Derzeit sind neben Tello noch mindestens drei weitere Luchse im Land unterwegs, einer ebenfalls auf der Alb, zwei im Schwarzwald. Womöglich seien es sogar sechs, sagt Micha Hertfelder von der Forstlichen Versuchs- und Forschungsanstalt in Freiburg. Denn bei einigen Fotos seien sich die Experten nicht sicher, ob es sich um bekannte oder neue Tiere handle. Von dem ersten Wolf, der im Mai auf der Baar gesichtet worden ist, fehlt dagegen jede habhafte Spur. Entweder lebe er völlig unauffällig weiter in dem Gebiet, so Hertfelder; oder er sei umgekommen oder weitergewandert.

Trotz des Zuzugs ist es bei den Luchsen aber unwahrscheinlich, dass dauerhaft eine Population auf der Alb oder im Schwarzwald entsteht. Denn bei diesen Tieren wandern meist nur die jungen Männchen. Sie können hier also keine Partnerin finden. Eine aktive Auswilderung von Luchsen, wie es sie in der Schweiz und in den Vogesen bereits gegeben hat oder wie sie nun in Rheinland-Pfalz angelaufen ist, plant die Landesregierung in Baden-Württemberg nicht. Im Pfälzerwald wurden Ende Juli die ersten drei Luchse freigelassen, 20 sollen es bis 2021 werden. Die Kosten von 2,75 Millionen Euro trägt zur Hälfte die EU. Die Jäger unterstützen dort das Projekt; zudem handelt es sich meist um staatliche Wälder.

In Baden-Württemberg scheitert die Ansiedelung vor allem am Veto der Landwirte und Jäger. Klaus Lachenmaier vom Landesjagdverband (LJV) sagt: Zuwandernde Luchse seien willkommen, für Tello und für den anderen Alb-Luchs namens Friedl hat der LJV die Patenschaft übernommen – aber die Auswilderung komme nicht in Frage.

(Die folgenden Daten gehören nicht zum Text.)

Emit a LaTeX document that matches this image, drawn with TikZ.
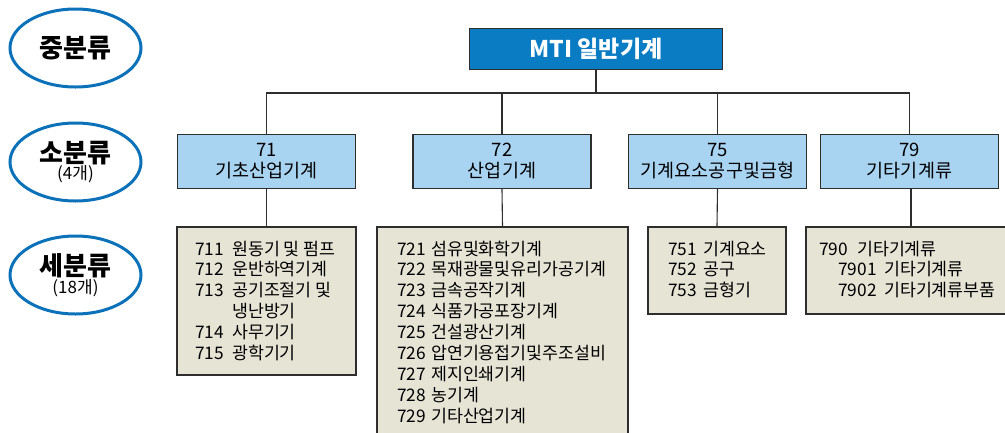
\documentclass[tikz,border=0pt]{standalone}
\usepackage{fontspec}
\setmainfont{Noto Sans CJK KR}
\newfontfamily\kr{Noto Sans CJK KR}
\usetikzlibrary{shapes.geometric}
\definecolor{ellblue}{HTML}{0B72B9}
\definecolor{mtiblue}{HTML}{0A7CC3}
\definecolor{lblue}{HTML}{A8D3F1}
\definecolor{beige}{HTML}{E6E4D5}
\definecolor{edgec}{HTML}{2E2E2E}
\tikzset{
  lvl/.style={draw=ellblue, line width=3pt, ellipse, minimum width=131pt, minimum height=78pt, inner sep=0pt, align=center},
  mtibox/.style={draw=edgec, line width=1.2pt, fill=mtiblue, minimum width=253pt, minimum height=41pt, inner sep=0pt, text=white, font=\bfseries\fontsize{23}{26}\selectfont},
  midbox/.style={draw=edgec, line width=1.2pt, fill=lblue, minimum width=178pt, minimum height=54pt, inner sep=0pt, align=center, font=\kr\fontsize{18.5}{21}\selectfont},
  subbox/.style={draw=edgec, line width=1.2pt, fill=beige, inner sep=0pt},
  subtext/.style={anchor=north west, inner sep=0pt, align=left, font=\kr\fontsize{17.3}{20.9}\selectfont},
  conn/.style={draw=edgec, line width=1.1pt},
}
\begin{document}
\begin{tikzpicture}[x=1pt,y=-1pt]
\path[use as bounding box] (0,0) rectangle (1005,432);
\clip (0,0) rectangle (1005,432);
% level labels
\node[lvl] (l1) at (75.5,48) {\bfseries\fontsize{26}{28}\selectfont 중분류};
\node[lvl] (l2) at (75.5,162) {\bfseries\fontsize{26}{28}\selectfont 소분류\\\mdseries\fontsize{17}{21}\selectfont (4개)};
\node[lvl] (l3) at (75.5,275) {\bfseries\fontsize{26}{28}\selectfont 세분류\\\mdseries\fontsize{17}{21}\selectfont (18개)};
% top
\node[mtibox] (mti) at (596,49) {MTI 일반기계};
% level 2
\node[midbox] (b71) at (266.5,161.5) {71\\기초산업기계};
\node[midbox] (b72) at (502,161.5) {72\\산업기계};
\node[midbox] (b75) at (717.5,161.5) {75\\기계요소공구및금형};
\node[midbox] (b79) at (909.5,161.5) {79\\기타기계류};
% level 3 boxes
\node[subbox, minimum width=179pt, minimum height=148pt] (b711) at (266.5,301) {};
\node[subbox, minimum width=251pt, minimum height=230pt] (b721) at (502.5,342) {};
\node[subbox, minimum width=138pt, minimum height=87pt] (b751) at (717,270.5) {};
\node[subbox, minimum width=210pt, minimum height=87pt] (b790) at (911,270.5) {};
% connectors
\coordinate (bus) at (0,93);
\draw[conn] (mti.south) -- (mti.south |- bus);
\draw[conn] (b71.north) -- (b71.north |- bus) -- (b79.north |- bus) -- (b79.north);
\draw[conn] (b72.north) -- (b72.north |- bus);
\draw[conn] (b75.north) -- (b75.north |- bus);
\draw[conn] (b71.south) -- (b711.north);
\draw[conn] (b72.south) -- (b721.north);
\draw[conn] (b75.south) -- (b751.north);
\draw[conn] (b79.south -| b790.north) -- (b790.north);
% texts
\node[subtext] (t711) at (195,240.5) {\makebox[37pt][l]{711}원동기 및 펌프\\
\makebox[37pt][l]{712}운반하역기계\\
\makebox[37pt][l]{713}공기조절기 및\\
\hspace*{37pt}냉난방기\\
\makebox[37pt][l]{714}사무기기\\
\makebox[37pt][l]{715}광학기기};
\node[subtext] (t721) at (397,240.5) {\makebox[34pt][l]{721}섬유및화학기계\\
\makebox[34pt][l]{722}목재광물및유리가공기계\\
\makebox[34pt][l]{723}금속공작기계\\
\makebox[34pt][l]{724}식품가공포장기계\\
\makebox[34pt][l]{725}건설광산기계\\
\makebox[34pt][l]{726}압연기용접기및주조설비\\
\makebox[34pt][l]{727}제지인쇄기계\\
\makebox[34pt][l]{728}농기계\\
\makebox[34pt][l]{729}기타산업기계};
\node[subtext] (t751) at (668,240.5) {\makebox[35pt][l]{751}기계요소\\
\makebox[35pt][l]{752}공구\\
\makebox[35pt][l]{753}금형기};
\node[subtext] (t790) at (819,240.5) {\makebox[38pt][l]{790}기타기계류\\
\hspace*{19pt}\makebox[46pt][l]{7901}기타기계류\\
\hspace*{19pt}\makebox[46pt][l]{7902}기타기계류부품};
\end{tikzpicture}
\end{document}
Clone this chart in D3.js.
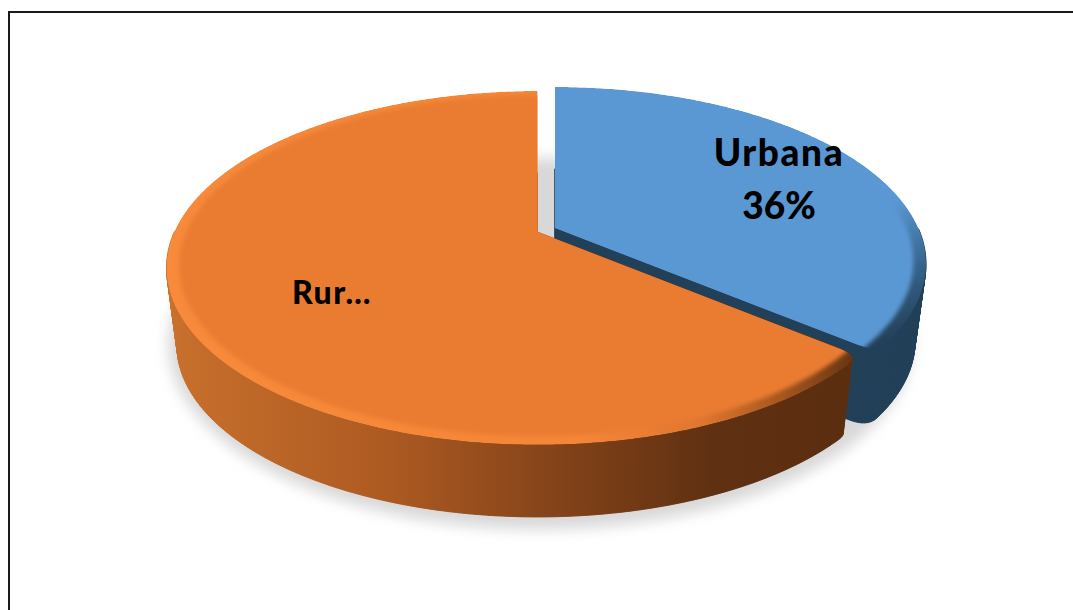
<!DOCTYPE html>
<html>
<head>
<meta charset="utf-8">
<script src="https://cdn.jsdelivr.net/npm/d3@7"></script>
<style>
html, body { margin: 0; padding: 0; background: #fff; overflow: hidden; }
svg { display: block; }
text { font-family: Lato, "Open Sans", sans-serif; font-weight: 900; fill: #000; text-anchor: middle; }
</style>
</head>
<body>
<svg id="chart" width="1073" height="610"></svg>
<script>
// Population share by area
const categories = ["Urbana", "Rural"];
const shares = [36, 64];
const shownLabels = [["Urbana", "36%"], ["Rur…"]];

const svg = d3.select("#chart");
const defs = svg.append("defs");

// Perspective view of the pie: the unit disc (u to the right, v toward the viewer)
// is mapped on to a tilted ellipse whose centre sits above the ellipse middle.
const tilt = 0.203;
const topFace = { x: 537.5, y: 232, a: 363.3, b: 169.6, pull: [17.5, -4] };
const baseFace = { x: 537.5, y: 310, a: 353.1, b: 164.9, pull: [17, -4] };

function project(face, u, v) {
  const w = 1 - tilt * v;
  return [face.x + face.a * u / w, face.y + face.b * v / w];
}

const pie = d3.pie().sort(null).value(d => d).startAngle(0).endAngle(2 * Math.PI);
const arcs = pie(shares);
const line = d3.line();

// Only the first slice is pulled away from the centre
const offset = (face, i) => (i === 0 ? face.pull : [0, 0]);
function point(face, i, r, t) {
  const [x, y] = project(face, r * Math.sin(t), -r * Math.cos(t));
  const [dx, dy] = offset(face, i);
  return [x + dx, y + dy];
}
function hub(face, i) {
  return point(face, i, 0, 0);
}
// Outer edge of a slice. The corner at the shared boundary of the two slices is rounded.
function rim(face, d, i) {
  const tip = i === 0 ? d.endAngle : d.startAngle;
  const back = i === 0 ? -1 : 1;
  const span = 0.05;
  const a0 = i === 0 ? d.startAngle : d.startAngle + span;
  const a1 = i === 0 ? d.endAngle - span : d.endAngle;
  const n = Math.ceil((a1 - a0) / 0.01);
  const arc = d3.range(n + 1).map(k => point(face, i, 1, a0 + (a1 - a0) * k / n));
  const p0 = point(face, i, 1, tip + back * span);
  const p1 = point(face, i, 1, tip);
  const p2 = point(face, i, 0.95, tip);
  const corner = d3.range(1, 9).map(k => {
    const s = k / 8;
    return [0, 1].map(c => (1 - s) * (1 - s) * p0[c] + 2 * s * (1 - s) * p1[c] + s * s * p2[c]);
  });
  return i === 0 ? [...arc, ...corner] : [...corner.reverse(), ...arc];
}
const sector = (face, d, i) => line([hub(face, i), ...rim(face, d, i)]) + "Z";
const disc = (face, i, r) => line(d3.range(0, 2 * Math.PI, 0.01).map(t => point(face, i, r, t))) + "Z";

// Solid of a slice, as separate pieces: base face plus a quad for every outline step
// that faces the viewer.
function bodyParts(d, i) {
  const top = [hub(topFace, i), ...rim(topFace, d, i)];
  const bottom = [hub(baseFace, i), ...rim(baseFace, d, i)];
  const hubY = top[0][1];
  const parts = [sector(baseFace, d, i)];
  top.forEach((p, k) => {
    const nx = (k + 1) % top.length;
    if (Math.min(p[1], top[nx][1]) < hubY - 1) return;
    parts.push(line([p, top[nx], bottom[nx], bottom[k]]) + "Z");
  });
  return parts;
}

function gradient(id, x1, y1, x2, y2, stops) {
  const g = defs.append("linearGradient").attr("id", id).attr("gradientUnits", "userSpaceOnUse")
    .attr("x1", x1).attr("y1", y1).attr("x2", x2).attr("y2", y2);
  stops.forEach(([o, c]) => g.append("stop").attr("offset", o).attr("stop-color", c));
}
function blur(id, sd) {
  defs.append("filter").attr("id", id).attr("x", "-10%").attr("y", "-10%").attr("width", "120%").attr("height", "120%")
    .append("feGaussianBlur").attr("stdDeviation", sd);
}
blur("shadowBlur", 7);
blur("bevelBlur", 2.2);

gradient("ruralWall", 170, 0, 850, 0, [
  [0, "#c8702c"], [0.32, "#ad5a22"], [0.58, "#824219"], [0.8, "#5f3011"], [1, "#5c2e10"]
]);
gradient("ruralBevel", 167, 0, 850, 0, [
  [0, "#f78a3b"], [0.6, "#f58638"], [0.78, "#e07730"], [0.9, "#a5571f"], [1, "#6b3713"]
]);
gradient("urbanBevel", 800, 130, 890, 340, [
  [0, "#5a98d4"], [0.45, "#5a98d4"], [0.75, "#37648c"], [1, "#244059"]
]);

// Frame around the chart area
svg.append("path").attr("d", "M9,610V12H1073").attr("fill", "none").attr("stroke", "#1a1a1a").attr("stroke-width", 2);

// Soft ground shadow, also seen through the gap between the slices
svg.append("path")
  .attr("d", disc({ x: 540, y: 306, a: 364, b: 178 }, 1, 1))
  .attr("fill", "#d8d8d8").attr("filter", "url(#shadowBlur)");

const faceFill = ["#5a98d4", "#ea7c30"];
const wallFill = ["#234059", "url(#ruralWall)"];
const bevelFill = ["url(#urbanBevel)", "url(#ruralBevel)"];

arcs.forEach((d, i) => {
  const slice = svg.append("g").attr("class", "slice").datum(categories[i]);
  slice.append("g").selectAll("path").data(bodyParts(d, i)).join("path")
    .attr("d", p => p).attr("fill", wallFill[i]).attr("stroke", wallFill[i]).attr("stroke-width", 0.6);

  const clipId = "face" + i;
  defs.append("clipPath").attr("id", clipId).append("path").attr("d", sector(topFace, d, i));
  const face = slice.append("g").attr("clip-path", `url(#${clipId})`);
  face.append("path").attr("d", sector(topFace, d, i)).attr("fill", bevelFill[i]);
  face.append("path").attr("d", disc(topFace, i, 0.967)).attr("fill", faceFill[i]).attr("filter", "url(#bevelBlur)");
});

// Data labels
const labelSpots = [[779, [166, 219]], [332, [304]]];
const labelTracking = [[1.6, 0], [1.5]];
shownLabels.forEach((rows, i) => {
  rows.forEach((row, k) => {
    svg.append("text").attr("x", labelSpots[i][0]).attr("y", labelSpots[i][1][k])
      .attr("letter-spacing", labelTracking[i][k])
      .attr("font-size", i === 0 ? 37 : 32).text(row);
  });
});
</script>
</body>
</html>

Es gebe noch zu viele Jäger mit Vorbehalten. In einem Leserbrief im LJV-Blatt heißt es etwa: „Sind unsere Wildtiere nicht schon genug beunruhigt? Brauchen wir dazu noch Wolf und Luchs?“

Jährlich werden im Land 167 000 Rehe geschossen

Die Abwehr beruht weniger auf Konkurrenzdenken. Ein Luchs reißt etwa ein Reh pro Woche, 20 Luchse würden so im Jahr 1000 Rehe fressen – im vergangenen Jagdjahr wurden in Baden-Württemberg 167 000 Rehe geschossen. „Es ist eher, dass die Rehe noch scheuer würden“, sagt Lachenmaier. Die Jäger könnten dann ihre Quoten nicht mehr erfüllen. Die Bauern befürchten, dass die Luchse ihre Schafe und Ziegen reißen und ihnen hohe Kosten für den Schutz der Tiere entstehen. Einen Entschädigungsfonds bei gerissenen Tieren gibt es bereits.

Der Naturschutzbund befürworte die Auswilderung, sagt Johannes Enssle – aber nur, wenn die Akzeptanz bei allen Betroffenen vorhanden sei. Sonst sei das Projekt nicht sinnvoll: Im Bayerischen Wald etwa sei die Hauptursache für Verluste der illegale Abschuss. Zudem müsste derzeit das Geld aus dem Naturschutzetat genommen werden: „Aber wir brauchen das Geld dringend für anderes – viele Arten stehen vor dem Aussterben.“ In der Arbeitsgemeinschaft Luchs sitzen alle an einem Tisch, aber dort geht es schleppend voran. Die Jäger argumentieren: Irgendwann würde der Druck in der Schweiz so groß, dass auch die Weibchen wanderten. Aber das ist Zukunftsmusik: Da bei den Wölfen alle Tiere umherziehen, wird sich im Land eher ein Wolfsrudel ansiedeln als dass sich eine stabile Luchspopulation bildet.